*WHAT THE TASK ASKS*: Set down each line of the data below exactly as it stands, dropping the pictures.

*DATA SHOWN*:
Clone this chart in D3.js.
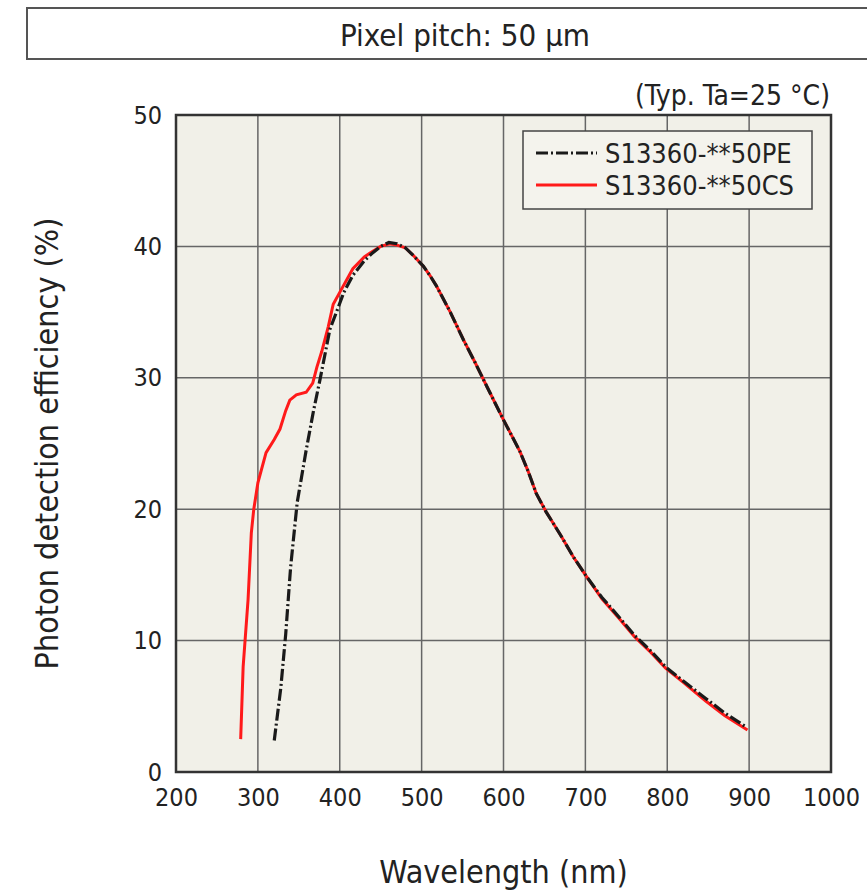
<!DOCTYPE html>
<meta charset="utf-8">
<script src="https://d3js.org/d3.v7.min.js"></script>
<style>
  body { margin: 0; background: #fff; }
  text { font-family: "DejaVu Sans Condensed", "DejaVu Sans", sans-serif; fill: #222; }
</style>
<div id="my_dataviz"></div>
<script>

// wavelength (nm) / photon detection efficiency (%)
var peWave = [320, 328, 334, 340, 348, 359, 368, 376, 388, 396, 405, 416, 430, 440, 450, 460, 470, 480, 490, 502, 510, 518, 535, 551, 565, 580, 600, 620, 630, 640, 652, 670, 685, 700, 720, 741, 760, 780, 798, 820, 847, 870, 897];
var pePde  = [2.4, 6.4, 10.5, 15.6, 20.5, 24.5, 27.5, 29.9, 33.7, 35.0, 36.5, 37.8, 38.9, 39.5, 40.0, 40.3, 40.2, 39.9, 39.3, 38.5, 37.8, 37.0, 35.0, 32.9, 31.2, 29.3, 26.8, 24.4, 22.9, 21.2, 19.8, 18.0, 16.4, 15.0, 13.3, 11.8, 10.4, 9.2, 8.0, 6.9, 5.6, 4.5, 3.4];

var csWave = [279, 282, 288, 292, 295, 300, 310, 320, 327, 334, 339, 347, 359, 367, 372, 378, 386, 392, 400, 416, 430, 437, 450, 461, 470, 480, 490, 502, 510, 518, 535, 551, 565, 580, 600, 620, 630, 640, 652, 670, 685, 700, 720, 741, 760, 780, 798, 820, 847, 870, 898];
var csPde  = [2.5, 8.0, 13.1, 18.2, 20.0, 22.0, 24.3, 25.3, 26.1, 27.5, 28.3, 28.7, 28.9, 29.6, 30.8, 32.0, 33.9, 35.6, 36.5, 38.3, 39.2, 39.5, 40.0, 40.2, 40.1, 39.9, 39.3, 38.5, 37.8, 37.0, 35.0, 32.9, 31.2, 29.3, 26.8, 24.4, 22.9, 21.2, 19.8, 18.0, 16.4, 15.0, 13.2, 11.7, 10.3, 9.1, 7.9, 6.8, 5.4, 4.3, 3.2];

var xTicks = [200, 300, 400, 500, 600, 700, 800, 900, 1000];
var yTicks = [0, 10, 20, 30, 40, 50];
var seriesNames = ["S13360-**50PE", "S13360-**50CS"];

var margin = {top: 115, right: 36, bottom: 121, left: 176},
    width = 867 - margin.left - margin.right,
    height = 893 - margin.top - margin.bottom;

var svg = d3.select("#my_dataviz")
  .append("svg")
    .attr("width", 867)
    .attr("height", 893);

// title box
svg.append("rect")
  .attr("x", 27).attr("y", 8)
  .attr("width", 860).attr("height", 51)
  .attr("fill", "#fff")
  .attr("stroke", "#555")
  .attr("stroke-width", 2);
svg.append("text")
  .attr("x", 465).attr("y", 46)
  .attr("text-anchor", "middle")
  .style("font-size", "31px")
  .text("Pixel pitch: 50 µm");

svg.append("text")
  .attr("x", 830).attr("y", 105)
  .attr("text-anchor", "end")
  .style("font-size", "28px")
  .text("(Typ. Ta=25 °C)");

var g = svg.append("g")
  .attr("transform", "translate(" + margin.left + "," + margin.top + ")");

var x = d3.scaleLinear().domain([200, 1000]).range([0, width]);
var y = d3.scaleLinear().domain([0, 50]).range([height, 0]);

g.append("rect")
  .attr("width", width).attr("height", height)
  .attr("fill", "#f1f0e8");

// grid
g.append("g").selectAll("line")
  .data(xTicks.slice(1, -1))
  .enter().append("line")
    .attr("x1", function(d) { return x(d); }).attr("x2", function(d) { return x(d); })
    .attr("y1", 0).attr("y2", height)
    .attr("stroke", "#666").attr("stroke-width", 1.5);
g.append("g").selectAll("line")
  .data(yTicks.slice(1, -1))
  .enter().append("line")
    .attr("y1", function(d) { return y(d); }).attr("y2", function(d) { return y(d); })
    .attr("x1", 0).attr("x2", width)
    .attr("stroke", "#666").attr("stroke-width", 1.5);

// axes (labels only)
var xAxis = g.append("g")
  .attr("transform", "translate(0," + height + ")")
  .call(d3.axisBottom(x).tickValues(xTicks).tickFormat(d3.format("d")).tickSize(0).tickPadding(16));
var yAxis = g.append("g")
  .call(d3.axisLeft(y).tickValues(yTicks).tickSize(0).tickPadding(14));
[xAxis, yAxis].forEach(function(a) {
  a.select(".domain").remove();
  a.selectAll("text")
    .style("font-size", "25px")
    .style("font-family", "'DejaVu Sans Condensed', 'DejaVu Sans', sans-serif")
    .attr("fill", "#222");
});

g.append("rect")
  .attr("width", width).attr("height", height)
  .attr("fill", "none")
  .attr("stroke", "#333")
  .attr("stroke-width", 2.5);

// curves
var line = d3.line()
  .x(function(d) { return x(d[0]); })
  .y(function(d) { return y(d[1]); });

var peData = d3.zip(peWave, pePde);
var csData = d3.zip(csWave, csPde);

g.append("path")
  .datum(csData)
  .attr("d", line)
  .attr("fill", "none")
  .attr("stroke", "#ff1a1a")
  .attr("stroke-width", 3);

g.append("path")
  .datum(peData)
  .attr("d", line)
  .attr("fill", "none")
  .attr("stroke", "#1a1a1a")
  .attr("stroke-width", 3.2)
  .attr("stroke-dasharray", "12,3,2,3");

// legend
var legend = g.append("g").attr("transform", "translate(347,16)");
legend.append("rect")
  .attr("width", 289).attr("height", 78)
  .attr("fill", "#f4f3ed")
  .attr("stroke", "#444")
  .attr("stroke-width", 1.5);
var styles = [
  {color: "#1a1a1a", dash: "12,3,2,3"},
  {color: "#ff1a1a", dash: null}
];
seriesNames.forEach(function(name, i) {
  var ly = 22 + i * 32;
  legend.append("line")
    .attr("x1", 13).attr("x2", 74)
    .attr("y1", ly).attr("y2", ly)
    .attr("stroke", styles[i].color)
    .attr("stroke-width", 3)
    .attr("stroke-dasharray", styles[i].dash);
  legend.append("text")
    .attr("x", 82).attr("y", ly + 10)
    .style("font-size", "27px")
    .text(name);
});

// axis titles
svg.append("text")
  .attr("x", margin.left + width / 2).attr("y", 883)
  .attr("text-anchor", "middle")
  .style("font-size", "32px")
  .text("Wavelength (nm)");
svg.append("text")
  .attr("transform", "translate(58," + (margin.top + height / 2) + ") rotate(-90)")
  .attr("text-anchor", "middle")
  .style("font-size", "32px")
  .text("Photon detection efficiency (%)");

</script>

*THE COMPLETED TASK*:
Clone this chart in D3.js.
<!DOCTYPE html>
<meta charset="utf-8">
<script src="https://d3js.org/d3.v7.min.js"></script>
<style>
  body { margin: 0; background: #fff; }
  text { font-family: "DejaVu Sans Condensed", "DejaVu Sans", sans-serif; fill: #222; }
</style>
<div id="my_dataviz"></div>
<script>

// wavelength (nm) / photon detection efficiency (%)
var peWave = [320, 328, 334, 340, 348, 359, 368, 376, 388, 396, 405, 416, 430, 440, 450, 460, 470, 480, 490, 502, 510, 518, 535, 551, 565, 580, 600, 620, 630, 640, 652, 670, 685, 700, 720, 741, 760, 780, 798, 820, 847, 870, 897];
var pePde  = [2.4, 6.4, 10.5, 15.6, 20.5, 24.5, 27.5, 29.9, 33.7, 35.0, 36.5, 37.8, 38.9, 39.5, 40.0, 40.3, 40.2, 39.9, 39.3, 38.5, 37.8, 37.0, 35.0, 32.9, 31.2, 29.3, 26.8, 24.4, 22.9, 21.2, 19.8, 18.0, 16.4, 15.0, 13.3, 11.8, 10.4, 9.2, 8.0, 6.9, 5.6, 4.5, 3.4];

var csWave = [279, 282, 288, 292, 295, 300, 310, 320, 327, 334, 339, 347, 359, 367, 372, 378, 386, 392, 400, 416, 430, 437, 450, 461, 470, 480, 490, 502, 510, 518, 535, 551, 565, 580, 600, 620, 630, 640, 652, 670, 685, 700, 720, 741, 760, 780, 798, 820, 847, 870, 898];
var csPde  = [2.5, 8.0, 13.1, 18.2, 20.0, 22.0, 24.3, 25.3, 26.1, 27.5, 28.3, 28.7, 28.9, 29.6, 30.8, 32.0, 33.9, 35.6, 36.5, 38.3, 39.2, 39.5, 40.0, 40.2, 40.1, 39.9, 39.3, 38.5, 37.8, 37.0, 35.0, 32.9, 31.2, 29.3, 26.8, 24.4, 22.9, 21.2, 19.8, 18.0, 16.4, 15.0, 13.2, 11.7, 10.3, 9.1, 7.9, 6.8, 5.4, 4.3, 3.2];

var xTicks = [200, 300, 400, 500, 600, 700, 800, 900, 1000];
var yTicks = [0, 10, 20, 30, 40, 50];
var seriesNames = ["S13360-**50PE", "S13360-**50CS"];

var margin = {top: 115, right: 36, bottom: 121, left: 176},
    width = 867 - margin.left - margin.right,
    height = 893 - margin.top - margin.bottom;

var svg = d3.select("#my_dataviz")
  .append("svg")
    .attr("width", 867)
    .attr("height", 893);

// title box
svg.append("rect")
  .attr("x", 27).attr("y", 8)
  .attr("width", 860).attr("height", 51)
  .attr("fill", "#fff")
  .attr("stroke", "#555")
  .attr("stroke-width", 2);
svg.append("text")
  .attr("x", 465).attr("y", 46)
  .attr("text-anchor", "middle")
  .style("font-size", "31px")
  .text("Pixel pitch: 50 µm");

svg.append("text")
  .attr("x", 830).attr("y", 105)
  .attr("text-anchor", "end")
  .style("font-size", "28px")
  .text("(Typ. Ta=25 °C)");

var g = svg.append("g")
  .attr("transform", "translate(" + margin.left + "," + margin.top + ")");

var x = d3.scaleLinear().domain([200, 1000]).range([0, width]);
var y = d3.scaleLinear().domain([0, 50]).range([height, 0]);

g.append("rect")
  .attr("width", width).attr("height", height)
  .attr("fill", "#f1f0e8");

// grid
g.append("g").selectAll("line")
  .data(xTicks.slice(1, -1))
  .enter().append("line")
    .attr("x1", function(d) { return x(d); }).attr("x2", function(d) { return x(d); })
    .attr("y1", 0).attr("y2", height)
    .attr("stroke", "#666").attr("stroke-width", 1.5);
g.append("g").selectAll("line")
  .data(yTicks.slice(1, -1))
  .enter().append("line")
    .attr("y1", function(d) { return y(d); }).attr("y2", function(d) { return y(d); })
    .attr("x1", 0).attr("x2", width)
    .attr("stroke", "#666").attr("stroke-width", 1.5);

// axes (labels only)
var xAxis = g.append("g")
  .attr("transform", "translate(0," + height + ")")
  .call(d3.axisBottom(x).tickValues(xTicks).tickFormat(d3.format("d")).tickSize(0).tickPadding(16));
var yAxis = g.append("g")
  .call(d3.axisLeft(y).tickValues(yTicks).tickSize(0).tickPadding(14));
[xAxis, yAxis].forEach(function(a) {
  a.select(".domain").remove();
  a.selectAll("text")
    .style("font-size", "25px")
    .style("font-family", "'DejaVu Sans Condensed', 'DejaVu Sans', sans-serif")
    .attr("fill", "#222");
});

g.append("rect")
  .attr("width", width).attr("height", height)
  .attr("fill", "none")
  .attr("stroke", "#333")
  .attr("stroke-width", 2.5);

// curves
var line = d3.line()
  .x(function(d) { return x(d[0]); })
  .y(function(d) { return y(d[1]); });

var peData = d3.zip(peWave, pePde);
var csData = d3.zip(csWave, csPde);

g.append("path")
  .datum(csData)
  .attr("d", line)
  .attr("fill", "none")
  .attr("stroke", "#ff1a1a")
  .attr("stroke-width", 3);

g.append("path")
  .datum(peData)
  .attr("d", line)
  .attr("fill", "none")
  .attr("stroke", "#1a1a1a")
  .attr("stroke-width", 3.2)
  .attr("stroke-dasharray", "12,3,2,3");

// legend
var legend = g.append("g").attr("transform", "translate(347,16)");
legend.append("rect")
  .attr("width", 289).attr("height", 78)
  .attr("fill", "#f4f3ed")
  .attr("stroke", "#444")
  .attr("stroke-width", 1.5);
var styles = [
  {color: "#1a1a1a", dash: "12,3,2,3"},
  {color: "#ff1a1a", dash: null}
];
seriesNames.forEach(function(name, i) {
  var ly = 22 + i * 32;
  legend.append("line")
    .attr("x1", 13).attr("x2", 74)
    .attr("y1", ly).attr("y2", ly)
    .attr("stroke", styles[i].color)
    .attr("stroke-width", 3)
    .attr("stroke-dasharray", styles[i].dash);
  legend.append("text")
    .attr("x", 82).attr("y", ly + 10)
    .style("font-size", "27px")
    .text(name);
});

// axis titles
svg.append("text")
  .attr("x", margin.left + width / 2).attr("y", 883)
  .attr("text-anchor", "middle")
  .style("font-size", "32px")
  .text("Wavelength (nm)");
svg.append("text")
  .attr("transform", "translate(58," + (margin.top + height / 2) + ") rotate(-90)")
  .attr("text-anchor", "middle")
  .style("font-size", "32px")
  .text("Photon detection efficiency (%)");

</script>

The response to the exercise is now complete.